Реставрация — своего рода «старчество», аскеза, пост и молитва о непреходящем, даже если сопровождается широким купеческим разгулом и дикими оргиями. Вскрывая время заподлицо, лакируя его под видом облагораживания в своей терпеливой размеренности и сосредоточенности, в добровольном одиночестве, реставратор (все равно чего: картин, зданий, фресок, скрипок, фильмов, книг, чувств, пространств и т. д.) сдерживает дионисийское буйство воскрешенного времени мистерией, воспроизводящей акт творения. Слепая метафора действия, переводящая умершие культуры в лаконичный жест воспрянувшей из было небытия вещи в угаре мятущихся, мятежных, чадящих временем образов. Вещь, явленная из небытия, — неугасимая лампада, разгоняющая слабой надеждой непроницаемую тьму перед образом, нет — не бессмертия, а — образом того, что все было не напрасно, однако, это заведомо не доказуемо и принадлежит сфере чувств, но никак не разума и тем более рассудка. И в этом смысле реставрация вполне бессмысленное занятие, чтобы им упоенно заниматься всерьез.

Только так восстановление восстания из праха позволяет эстетике остановить взгляд на сентиментальном «Продлись, продлись очарованье…», отводя его от будущего, в котором завороженно пытается рассмотреть свою судьбу, вперяя в «раньшее время», в презренном пространстве сбывшихся произведений, не тратя и не теряя времени, которое, разучившись смеяться над собой, мы придумали в утешение. Фрагментарность жизни, подтвержденной вырванными из контекста прошлого вещами, создает катаракту времени, заставляя ориентироваться в нем на ощупь, взнуздывая традицией искусство, пытающееся восстановить по истине видимость реставрации, а на самом деле пластическими операциями прикрывающее необратимость и неумолимость ширящейся смерти.

Есть в реставрации что-то неприличное, стыдное. Любовь к вещам, религиозный экстаз при виде мощей, ритуал и вынос тела «со святыми упокой». Однако главное: умереть с достоинством и вовремя, не впадая в истерику и панику избытого, изношенного бытия, цепляющегося за жизнь «во что бы то ни стало».

РЕСТАВРАЦИЯ ВРЕМЕНИ

Геронтология вещей, засушенный гербарий форм не должны дискриминировать искусство, которое в свою очередь не должно подменять жизнь имитируемыми отчужденными формами: вещами, моралью, долгом, традицией, обрядом и прочими мелкими радостями, порожденными прозаическим и нудным товарным фетишизмом.

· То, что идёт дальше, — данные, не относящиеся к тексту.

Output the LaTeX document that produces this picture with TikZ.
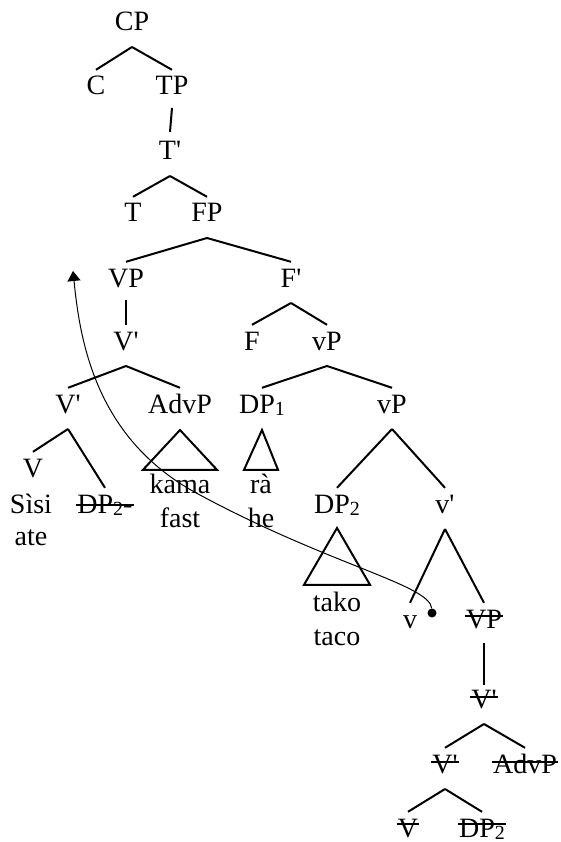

Идеология стоимости, выдаваемая за теорию, обязывающую испытывать всенепременно священный трепет перед старостью и диктатом вещи, чувства, просто старостью с общеобязательным преклонением перед святой памятью, чувством времени, и прочими репродукциями и редупликатами эпох-глетчеров, с их аморфными, тщетно удерживающими выдуманные законы формообразования, замерзшими до твердого состояния временами, — не имеет ни одного аргумента в пользу своего права на существования самим фактом возвращения к функционированию без оснований. Это и создает видимость неких мифически объективных эстетических качеств, которые — не более, нежели проекция современных переживаний озабоченных объективацией в отчужденных формах, ввергнутых в прошлое-настоящее самой историей. Проницаемость прошедшего времени поражает видимостью прозрения насквозь как движения навстречу, не важно к чему — к месту, где сходятся время и пространство, и человек с возрожденным творением в самоутрате, выходя за пределы ограниченной формы вещества. Произведение выходит из берегов, так же, как и человек, преодолевает нищую форму своей индивидуальности и неповторимости, похищенной у вещи, распредмечивается, теряя предметность и не обретая ничего, кроме этого самого «кроме» как бесконечного прощания-обретения неописуемого тотального одиночества. Это деятельное созерцание пустого времени, горящего холодным, ледяным пламенем, по образу Мейстера Экхарта, в аду. Мстительная идея воздаяния и справедливости в экстатическом и безумном неприятии времени, когда упрямо и безнадежно ему сопротивляются, чтобы заслужить ад безысходности с его пошлой, достоевской любви к скорби. Реставрация времени не озабочивается теорией («збочиваясь» ею). Она — практическое действие-желание действительного зрения, зреющего проливающимся от избытка, освобожденного из пластов прошлого временем.

По сути, теоретических проблем в этой области по определению быть не может. Все погружено в опыт предметно-практического воспроизведения, где властвует дисциплина предмета, диктующего неповторимые в своей повторяемости предписания и порядок действий, исключающий двусмысленные толкования.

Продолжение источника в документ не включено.